Journalists have been barred from attending the court hearings and Suu Kyi's lawyers have been banned from speaking to the media.

The United States slammed the latest sentencing as an "affront to justice and the rule of law".

"We call on the regime to immediately release Aung San Suu Kyi and all those unjustly detained, including other democratically elected officials," a State Department spokesperson said.

The coup sparked widespread protests and unrest, and renewed fighting with established ethnic rebel groups.

Dozens of "People's Defence Forces" have also sprung up to fight the junta and have surprised the military with their effectiveness, analysts say.

According to a local monitoring group, the crackdown has left more than 2,000 civilians dead and seen some 17,000 arrested.

'Erase the past'

Suu Kyi has been the face of Myanmar's democratic hopes for more than 30 years, but her earlier 11-year sentence already meant she was likely to miss elections the junta says it plans to hold by next year.

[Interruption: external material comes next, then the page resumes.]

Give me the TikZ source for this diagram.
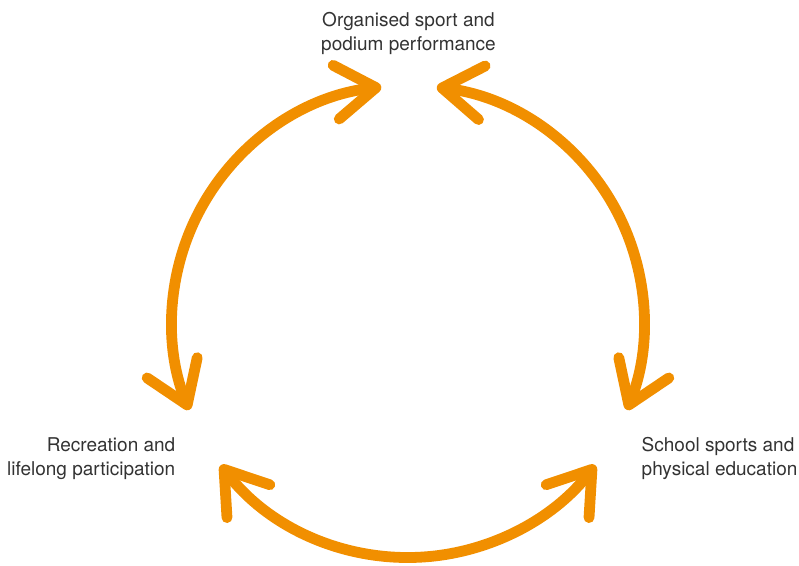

"Immune from domestic and international outrage, the punishment trials against Suu Kyi and her supporters are designed to erase the democratic past," independent Myanmar analyst David Mathieson told AFP.

"Their intent is clear to everyone it seems, everyone but the international community."

In June, Suu Kyi was transferred from house arrest to a prison in the capital Naypyidaw, where her trial continues in a courthouse inside the prison compound.

She remains confined to the jail, with her link to the outside world limited to brief pre-trial meetings with lawyers.

Many of her political allies have also been arrested since the coup, with one chief minister sentenced to 75 years in jail.

Last month, the junta stoked renewed international condemnation when it executed Phyo Zeya Thaw, a former lawmaker from her National League for Democracy (NLD) party, for offences under anti-terrorism laws.

Suu Kyi learned of the execution at a pre-trial hearing, a source with knowledge of the matter said, but has yet to speak on the matter.

The junta says it seized power following massive fraud during 2020 elections in which the NLD trounced a military-backed party and which international observers said were largely free and fair.